### WHAT IS REQUIRED
Extract all lines in the data that contain the word "would".

========

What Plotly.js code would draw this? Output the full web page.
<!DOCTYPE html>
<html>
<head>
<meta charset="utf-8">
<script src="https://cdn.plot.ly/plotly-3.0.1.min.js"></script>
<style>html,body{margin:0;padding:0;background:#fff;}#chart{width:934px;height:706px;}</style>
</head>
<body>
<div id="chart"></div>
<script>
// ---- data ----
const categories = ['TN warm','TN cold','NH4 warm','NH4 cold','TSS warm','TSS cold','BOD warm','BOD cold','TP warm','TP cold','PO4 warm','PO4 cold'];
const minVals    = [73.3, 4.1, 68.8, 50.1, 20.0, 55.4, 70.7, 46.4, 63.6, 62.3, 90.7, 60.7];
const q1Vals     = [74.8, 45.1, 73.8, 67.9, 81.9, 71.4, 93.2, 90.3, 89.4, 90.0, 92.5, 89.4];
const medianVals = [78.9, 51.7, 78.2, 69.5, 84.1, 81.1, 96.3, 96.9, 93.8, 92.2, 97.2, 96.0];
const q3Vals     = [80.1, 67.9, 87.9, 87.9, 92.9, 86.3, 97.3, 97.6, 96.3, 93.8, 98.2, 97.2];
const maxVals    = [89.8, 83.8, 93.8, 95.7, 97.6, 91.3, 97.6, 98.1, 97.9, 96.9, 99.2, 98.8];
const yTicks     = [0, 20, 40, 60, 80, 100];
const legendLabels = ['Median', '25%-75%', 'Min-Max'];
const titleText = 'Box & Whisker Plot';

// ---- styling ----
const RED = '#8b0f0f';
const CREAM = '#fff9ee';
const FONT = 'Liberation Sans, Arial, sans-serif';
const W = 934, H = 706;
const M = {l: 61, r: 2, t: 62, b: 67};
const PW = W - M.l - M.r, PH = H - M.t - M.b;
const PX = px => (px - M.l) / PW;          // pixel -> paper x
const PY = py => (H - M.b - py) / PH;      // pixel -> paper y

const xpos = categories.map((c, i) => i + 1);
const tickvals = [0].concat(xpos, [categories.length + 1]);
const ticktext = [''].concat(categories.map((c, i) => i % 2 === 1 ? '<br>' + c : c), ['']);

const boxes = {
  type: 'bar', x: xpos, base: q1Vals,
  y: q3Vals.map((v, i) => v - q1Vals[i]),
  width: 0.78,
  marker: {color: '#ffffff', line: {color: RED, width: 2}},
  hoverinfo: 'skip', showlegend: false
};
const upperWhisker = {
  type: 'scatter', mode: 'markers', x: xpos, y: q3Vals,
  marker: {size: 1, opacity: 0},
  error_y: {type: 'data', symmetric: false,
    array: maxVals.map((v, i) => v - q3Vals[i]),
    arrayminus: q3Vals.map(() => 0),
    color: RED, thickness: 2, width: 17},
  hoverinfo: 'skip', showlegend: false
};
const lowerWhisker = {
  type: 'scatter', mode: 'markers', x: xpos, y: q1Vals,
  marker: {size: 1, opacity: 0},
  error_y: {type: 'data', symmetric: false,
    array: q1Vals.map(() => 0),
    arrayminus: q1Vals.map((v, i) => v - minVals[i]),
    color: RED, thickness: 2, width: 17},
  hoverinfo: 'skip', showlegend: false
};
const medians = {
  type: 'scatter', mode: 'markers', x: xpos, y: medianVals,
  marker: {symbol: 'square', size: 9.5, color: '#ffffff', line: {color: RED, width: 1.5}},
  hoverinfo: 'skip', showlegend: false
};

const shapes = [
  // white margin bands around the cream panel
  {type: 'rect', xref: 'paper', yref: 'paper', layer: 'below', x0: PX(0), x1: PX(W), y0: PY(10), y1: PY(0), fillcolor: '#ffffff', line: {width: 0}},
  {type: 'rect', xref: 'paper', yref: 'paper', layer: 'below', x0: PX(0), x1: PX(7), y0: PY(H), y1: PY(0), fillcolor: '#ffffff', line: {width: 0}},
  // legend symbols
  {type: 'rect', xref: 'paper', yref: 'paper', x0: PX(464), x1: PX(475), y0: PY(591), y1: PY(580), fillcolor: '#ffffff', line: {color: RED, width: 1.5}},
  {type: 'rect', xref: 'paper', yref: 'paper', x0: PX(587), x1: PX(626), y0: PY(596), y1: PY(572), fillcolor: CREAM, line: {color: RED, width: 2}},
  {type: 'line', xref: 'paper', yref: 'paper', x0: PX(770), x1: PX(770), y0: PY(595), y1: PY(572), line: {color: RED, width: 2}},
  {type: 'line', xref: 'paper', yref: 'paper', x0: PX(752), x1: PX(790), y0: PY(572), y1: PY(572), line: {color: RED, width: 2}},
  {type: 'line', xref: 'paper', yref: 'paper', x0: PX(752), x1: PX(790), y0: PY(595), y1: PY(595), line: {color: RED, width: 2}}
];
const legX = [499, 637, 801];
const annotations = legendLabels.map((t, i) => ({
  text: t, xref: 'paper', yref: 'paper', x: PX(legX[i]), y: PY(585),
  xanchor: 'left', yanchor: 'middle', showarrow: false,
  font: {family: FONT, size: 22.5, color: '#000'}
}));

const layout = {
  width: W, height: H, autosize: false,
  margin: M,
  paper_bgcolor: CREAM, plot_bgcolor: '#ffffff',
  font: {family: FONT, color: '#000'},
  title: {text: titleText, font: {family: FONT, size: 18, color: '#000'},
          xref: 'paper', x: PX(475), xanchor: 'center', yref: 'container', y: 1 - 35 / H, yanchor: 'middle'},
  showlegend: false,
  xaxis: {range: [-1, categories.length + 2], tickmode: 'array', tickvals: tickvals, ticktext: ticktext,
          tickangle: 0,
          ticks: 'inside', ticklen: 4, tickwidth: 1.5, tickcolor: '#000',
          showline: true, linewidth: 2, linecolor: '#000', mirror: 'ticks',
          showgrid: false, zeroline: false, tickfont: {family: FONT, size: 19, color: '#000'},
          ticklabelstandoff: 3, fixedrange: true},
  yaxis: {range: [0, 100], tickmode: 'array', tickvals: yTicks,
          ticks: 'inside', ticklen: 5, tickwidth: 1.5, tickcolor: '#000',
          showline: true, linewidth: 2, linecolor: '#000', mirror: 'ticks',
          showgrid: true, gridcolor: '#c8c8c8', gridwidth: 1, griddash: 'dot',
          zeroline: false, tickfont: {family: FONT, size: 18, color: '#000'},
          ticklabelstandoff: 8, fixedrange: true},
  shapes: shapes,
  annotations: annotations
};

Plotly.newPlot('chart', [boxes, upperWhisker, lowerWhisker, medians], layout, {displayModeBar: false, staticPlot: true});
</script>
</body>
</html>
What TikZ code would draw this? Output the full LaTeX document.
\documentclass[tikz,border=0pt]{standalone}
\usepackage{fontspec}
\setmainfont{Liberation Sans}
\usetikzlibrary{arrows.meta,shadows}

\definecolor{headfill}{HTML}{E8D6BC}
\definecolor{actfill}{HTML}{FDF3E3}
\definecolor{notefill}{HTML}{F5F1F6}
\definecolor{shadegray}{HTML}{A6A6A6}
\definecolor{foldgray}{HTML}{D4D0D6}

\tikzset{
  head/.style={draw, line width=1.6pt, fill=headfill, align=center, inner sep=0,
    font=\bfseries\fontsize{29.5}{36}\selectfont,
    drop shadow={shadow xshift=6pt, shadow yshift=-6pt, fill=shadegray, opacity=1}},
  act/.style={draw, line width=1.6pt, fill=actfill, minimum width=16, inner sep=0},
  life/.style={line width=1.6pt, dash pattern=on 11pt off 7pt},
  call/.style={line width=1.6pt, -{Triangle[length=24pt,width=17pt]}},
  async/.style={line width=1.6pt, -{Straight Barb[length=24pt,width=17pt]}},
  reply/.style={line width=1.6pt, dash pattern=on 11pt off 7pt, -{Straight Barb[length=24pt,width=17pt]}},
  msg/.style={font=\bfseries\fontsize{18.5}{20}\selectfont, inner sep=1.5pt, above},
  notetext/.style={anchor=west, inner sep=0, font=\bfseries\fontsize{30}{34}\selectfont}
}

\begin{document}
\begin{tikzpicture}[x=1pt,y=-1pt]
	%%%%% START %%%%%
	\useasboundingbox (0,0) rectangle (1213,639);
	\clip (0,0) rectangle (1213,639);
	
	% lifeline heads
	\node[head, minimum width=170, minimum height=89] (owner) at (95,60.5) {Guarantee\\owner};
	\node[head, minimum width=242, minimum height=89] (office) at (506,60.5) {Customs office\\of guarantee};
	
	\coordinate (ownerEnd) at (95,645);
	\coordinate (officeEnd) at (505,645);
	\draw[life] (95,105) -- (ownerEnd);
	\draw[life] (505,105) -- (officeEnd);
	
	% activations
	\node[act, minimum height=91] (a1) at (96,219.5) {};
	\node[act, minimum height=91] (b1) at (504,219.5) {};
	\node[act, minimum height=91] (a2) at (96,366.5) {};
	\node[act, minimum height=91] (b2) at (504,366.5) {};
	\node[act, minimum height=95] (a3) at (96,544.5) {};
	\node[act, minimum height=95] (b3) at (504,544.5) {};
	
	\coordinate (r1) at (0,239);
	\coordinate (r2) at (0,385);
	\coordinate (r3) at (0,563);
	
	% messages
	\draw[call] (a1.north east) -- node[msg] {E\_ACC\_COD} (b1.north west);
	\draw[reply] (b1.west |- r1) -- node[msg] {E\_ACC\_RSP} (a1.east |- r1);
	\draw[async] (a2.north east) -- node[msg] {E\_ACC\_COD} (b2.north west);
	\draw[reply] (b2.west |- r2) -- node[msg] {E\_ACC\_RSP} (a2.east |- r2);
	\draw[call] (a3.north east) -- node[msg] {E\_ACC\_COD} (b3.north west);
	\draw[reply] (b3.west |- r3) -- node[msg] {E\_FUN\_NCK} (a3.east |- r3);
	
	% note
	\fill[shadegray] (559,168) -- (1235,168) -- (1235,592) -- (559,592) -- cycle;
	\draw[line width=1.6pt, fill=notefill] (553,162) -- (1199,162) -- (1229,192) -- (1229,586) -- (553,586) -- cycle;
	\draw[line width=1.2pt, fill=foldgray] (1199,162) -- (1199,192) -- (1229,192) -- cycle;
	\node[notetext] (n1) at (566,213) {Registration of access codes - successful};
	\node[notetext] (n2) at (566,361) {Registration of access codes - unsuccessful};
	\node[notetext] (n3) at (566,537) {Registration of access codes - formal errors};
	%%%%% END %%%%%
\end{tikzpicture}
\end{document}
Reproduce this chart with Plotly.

========

### EXERCISE RESULT
What Plotly.js code would draw this? Output the full web page.
What TikZ code would draw this? Output the full LaTeX document.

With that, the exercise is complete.